Klickitat Street – For those who grew up reading the many children’s books written by Beverly Clearly, Klickitat Street should definitely be ringing a few bells. This is the street the famous little Ramona Quimby (and her older sister Beezus, of course) grew up on. Haha, I still love recalling the book where the two girls complain about cow tongue and are forced to make dinner for the family the following. Not knowing how to check first for ingredients, Ramona and Beezus end up making a simple dinner of rice, chicken, and cornbread include substitutions of banana yogurt, cream of wheat, and chili powder.  In their world, one could also hope to run into Otis, Ribsy, Henry, and many more Cleary characters. Well, actually, you might run into a few of those characters too. Near Klickitat, in Grant Park, there are a few bronze statues, erected in 1991, depict Henry Huggins, Ribsy, and Ramona Quimby.

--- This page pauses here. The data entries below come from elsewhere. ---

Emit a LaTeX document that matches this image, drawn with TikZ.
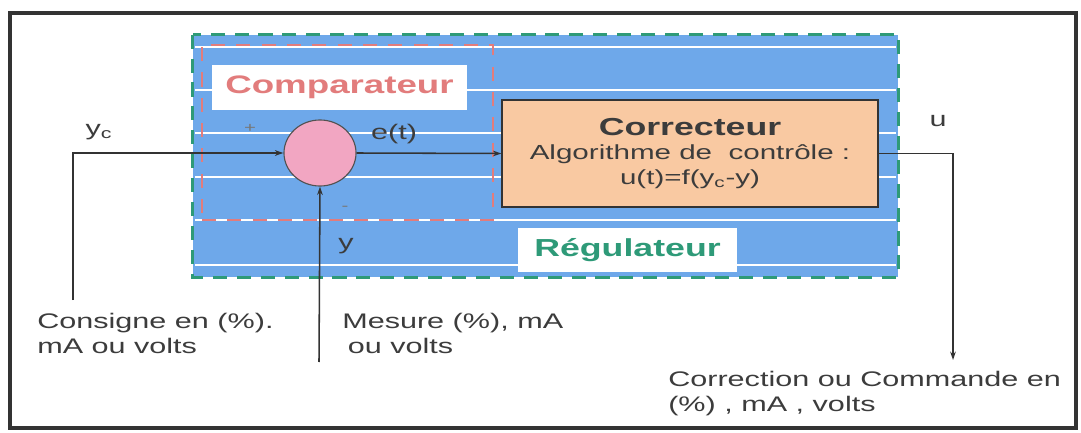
\documentclass[tikz,border=0pt]{standalone}
\usepackage{fontspec}
\setmainfont{Liberation Sans}[FakeStretch=1.45]
\usepackage{xcolor}
\usetikzlibrary{arrows.meta,positioning,shapes.geometric,backgrounds}
\definecolor{Frame}{HTML}{333333}
\definecolor{Ink}{HTML}{3C3C3C}
\definecolor{Sky}{HTML}{6EA8EA}
\definecolor{RegGreen}{HTML}{2E9A78}
\definecolor{CmpRed}{HTML}{E27C7C}
\definecolor{Pink}{HTML}{F2A6C2}
\definecolor{Peach}{HTML}{F9C9A2}

\begin{document}
\begin{tikzpicture}[x=0.025cm,y=-0.025cm,
  zone/.style={fill=Sky,minimum width=17.625cm,minimum height=6.05cm,inner sep=0pt},
  zoneline/.style={draw=RegGreen,line width=2pt,dash pattern=on 10pt off 7pt},
  stripe/.style={draw=white,line width=1.3pt},
  cmpzone/.style={draw=CmpRed,line width=1.6pt,dash pattern=on 10pt off 8pt,minimum width=7.275cm,minimum height=4.375cm,inner sep=0pt},
  tag/.style={fill=white,inner sep=0pt,font=\fontsize{18}{20}\selectfont\bfseries},
  sum/.style={ellipse,draw=Frame!85,fill=Pink,line width=0.8pt,minimum width=1.8cm,minimum height=1.65cm},
  corrbox/.style={draw=Frame,fill=Peach,line width=0.8pt,minimum width=9.4cm,minimum height=2.675cm,align=center,text=Ink},
  lbl/.style={text=Ink,font=\fontsize{15}{18}\selectfont,inner sep=1pt},
  sign/.style={text=Ink!70,font=\fontsize{10}{12}\selectfont,inner sep=0pt},
  note/.style={anchor=north west,align=left,text=Ink,font=\fontsize{15}{17.8}\selectfont,inner sep=0pt},
  flow/.style={-{Stealth[length=6pt,width=4pt]},line width=1.1pt,draw=Frame},
  frame/.style={draw=Frame,line width=3pt}
]
\useasboundingbox (0,0) rectangle (1081,433);
\fill[white] (0,0) rectangle (1081,433);
\draw[frame] (10,13) rectangle (1076,428);

% regulateur zone with its stripes
\node[zone] (reg) at (545.5,156) {};
\foreach \yy in {47,90,133,177,220,265}
  \draw[stripe,shorten <=2pt,shorten >=2pt] (reg.west |- 0,\yy) -- (reg.east |- 0,\yy);
\draw[zoneline] (reg.north west) rectangle (reg.south east);

\node[cmpzone] (cmpz) at (347.5,132.5) {};
\node[tag,text=CmpRed,minimum width=6.375cm,minimum height=1.125cm] (cmplab) at (339.5,87.5) {Comparateur};
\node[tag,text=RegGreen,minimum width=5.475cm,minimum height=1.1cm,font=\fontsize{17.5}{20}\selectfont\bfseries] (reglab) at (627.5,250) {Régulateur};

\node[sum] (sum) at (320,153) {};
\node[corrbox,font=\fontsize{14.5}{17.5}\selectfont] (corr) at (690,153.5)
  {\textbf{\fontsize{17.5}{18}\selectfont Correcteur}\\[0pt]
   Algorithme de \ contrôle :\\u(t)=f(y\textsubscript{c}-y)};

\node[lbl,anchor=west] (yc) at (84,132) {y\textsubscript{c}};
\node[lbl] (et) at (394,134) {e(t)};
\node[lbl] (ylab) at (346,246) {y};
\node[lbl] (ulab) at (938,121) {u};
\node[sign] (plus) at (250,128) {+};
\node[sign] (minus) at (345,208) {-};

\node[note] (consigne) at (37,313) {Consigne en (\%).\\mA ou volts};
\node[note] (mesure) at (342,313) {Mesure (\%), mA\\\hspace*{4pt}ou volts};
\node[note] (commande) at (668,371) {Correction ou Commande en\\(\%) , mA , volts};

\coordinate (cons) at (73,300);
\coordinate (mes) at (319,362);
\coordinate (cmd) at (953,360);
\draw[flow] (cons) |- (sum.west);
\draw[flow] (mes) -- (sum.south);
\draw[flow] (sum.east) -- (corr.west);
\draw[flow] (corr.east) -| (cmd);
\end{tikzpicture}
\end{document}
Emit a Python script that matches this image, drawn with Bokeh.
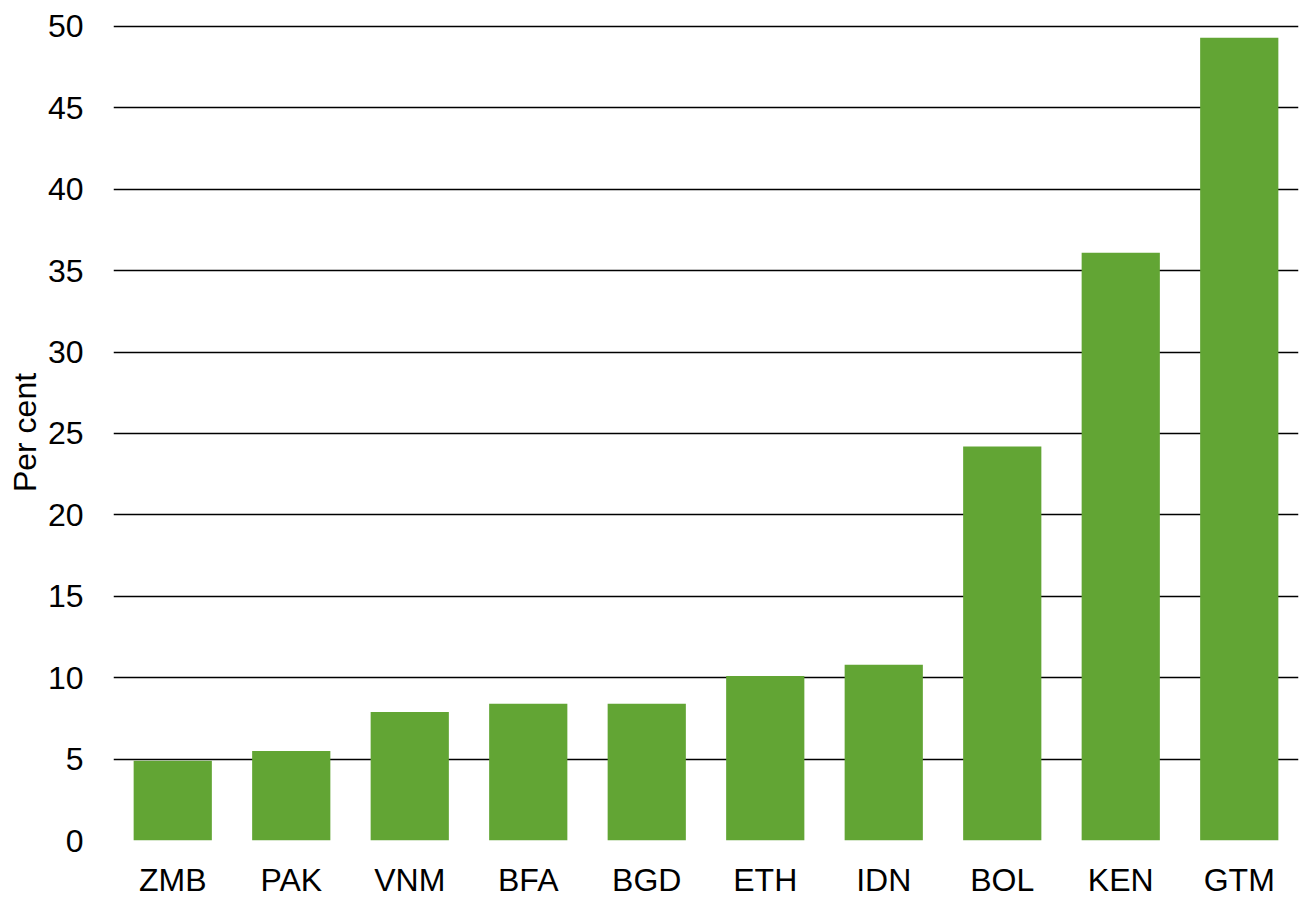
from bokeh.plotting import figure
from bokeh.models import Range1d, FixedTicker, ColumnDataSource
from bokeh.embed import file_html
from bokeh.resources import INLINE

# Country codes and their shares (percent)
countries = ["ZMB", "PAK", "VNM", "BFA", "BGD", "ETH", "IDN", "BOL", "KEN", "GTM"]
percent = [4.9, 5.5, 7.9, 8.4, 8.4, 10.1, 10.8, 24.2, 36.1, 49.3]
y_ticks = [0, 5, 10, 15, 20, 25, 30, 35, 40, 45, 50]

FONT = "Liberation Sans"
FONT_SIZE = "32px"

source = ColumnDataSource(data=dict(country=countries, percent=percent))

# A touch of headroom above 50 so the top grid line is not clipped
p = figure(
    x_range=countries,
    y_range=Range1d(0, 50.12),
    frame_width=1185,
    frame_height=816,
    min_border_left=113,
    min_border_right=8,
    min_border_top=24,
    min_border_bottom=57,
    output_backend="svg",
    toolbar_location=None,
    tools="",
)

p.vbar(x="country", top="percent", width=0.66, source=source,
       fill_color="#62a534", line_color=None)

p.outline_line_color = None
p.background_fill_color = "white"
p.border_fill_color = "white"

# Horizontal grid every 5 percent
p.yaxis.ticker = FixedTicker(ticks=y_ticks)
p.ygrid.grid_line_color = "black"
p.ygrid.grid_line_width = 1.6
p.xgrid.grid_line_color = None

for ax in (p.xaxis, p.yaxis):
    ax.axis_line_color = None
    ax.major_tick_line_color = None
    ax.minor_tick_line_color = None
    ax.major_tick_out = 0
    ax.major_tick_in = 0
    ax.minor_tick_out = 0
    ax.major_label_text_font = FONT
    ax.major_label_text_font_size = FONT_SIZE
    ax.major_label_text_color = "black"

p.yaxis.major_label_standoff = 30
p.xaxis.major_label_standoff = 21

p.yaxis.axis_label = "Per cent"
p.yaxis.axis_label_text_font = FONT
p.yaxis.axis_label_text_font_size = FONT_SIZE
p.yaxis.axis_label_text_font_style = "normal"
p.yaxis.axis_label_text_color = "black"
p.yaxis.axis_label_standoff = 2

open("out.html", "w").write(file_html(p, INLINE))
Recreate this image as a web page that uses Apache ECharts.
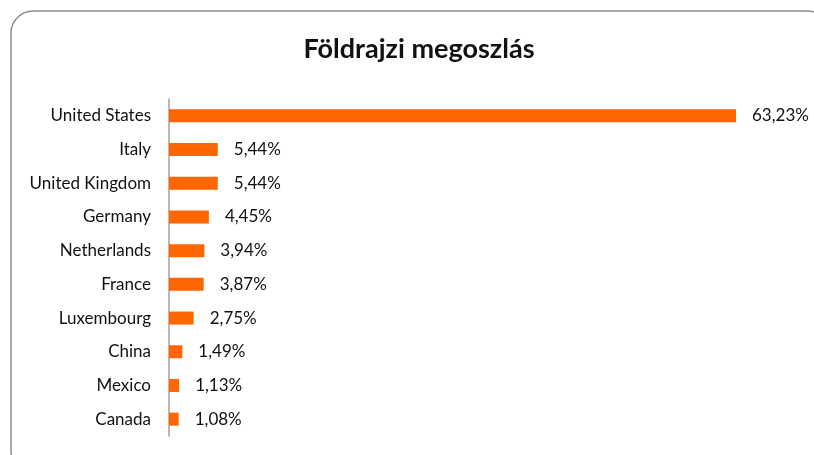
<!DOCTYPE html>
<html>
<head>
<meta charset="utf-8">
<script src="https://cdn.jsdelivr.net/npm/echarts@6/dist/echarts.min.js"></script>
<style>
  html, body { margin: 0; padding: 0; background: #fff; }
  #chart { width: 814px; height: 455px; }
</style>
</head>
<body>
<div id="chart"></div>
<script>
// Top-to-bottom order as shown in the picture
const countries = ['United States', 'Italy', 'United Kingdom', 'Germany', 'Netherlands',
  'France', 'Luxembourg', 'China', 'Mexico', 'Canada'];
const shares = [63.23, 5.44, 5.44, 4.45, 3.94, 3.87, 2.75, 1.49, 1.13, 1.08];

const labelFont = 'Lato, "Open Sans", sans-serif';

const chart = echarts.init(document.getElementById('chart'));
chart.setOption({
  backgroundColor: '#fff',
  animation: false,
  title: {
    text: 'Földrajzi megoszlás',
    left: 414,
    top: 31,
    textAlign: 'center',
    textStyle: { fontSize: 27, fontWeight: 'bold', color: '#111', fontFamily: labelFont },
  },
  graphic: [{
    type: 'rect',
    shape: { x: 11, y: 11, width: 818, height: 462, r: 22 },
    style: { fill: 'none', stroke: '#8c8c8c', lineWidth: 1.5 },
    silent: true,
  }],
  grid: { left: 169, top: 99, width: 627.7, height: 337 },
  xAxis: {
    type: 'value',
    min: 0,
    max: 70,
    show: false,
  },
  yAxis: {
    type: 'category',
    inverse: true,
    data: countries,
    axisLine: { show: true, lineStyle: { color: '#a0a0a0', width: 1.5 } },
    axisTick: { show: false },
    axisLabel: { color: '#111', fontSize: 17, margin: 18, fontFamily: labelFont },
  },
  series: [{
    type: 'bar',
    data: shares,
    barWidth: 13,
    itemStyle: { color: '#ff6600' },
    label: {
      show: true,
      position: 'right',
      distance: 16,
      color: '#111',
      fontSize: 17,
      fontFamily: labelFont,
      formatter: p => p.value.toFixed(2).replace('.', ',') + '%',
    },
  }],
});
</script>
</body>
</html>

Light Rail – While Portland (and let’s face it, the U.S. in general) is waaaaaay behind Europe when it comes to public transportation, it does do it’s part with the Trimet MAX or Light Rail. The Light Rail here consists of 4 different lines (Blue, Red, Yellow, and Green) that run from various metropolitan areas into downtown and back out again. This provides an easy way to get around, a relief from the task of finding a parking spot, and a daily dose of entertainment. (see my earlier post, Trimet). And no Light Rail is going to give you more of this than the eastern Blue Line, which runs into from Gresham (deep SE Portland) out to Hillsboro. Simply put,  SE Portland people are CRAZY.  (Again, read my earlier post, but know I see far-fetched variations of those interactions almost every day.) Even so, the Light Rail really is the trick to getting to and from the airport without the hassle or cost of a taxi, or to Jeld-Wen field to cheer on the Portland Timbers, or even to see an a capella group randomly break into song. You may know where you are going, but you can never be sure what you will see along the way.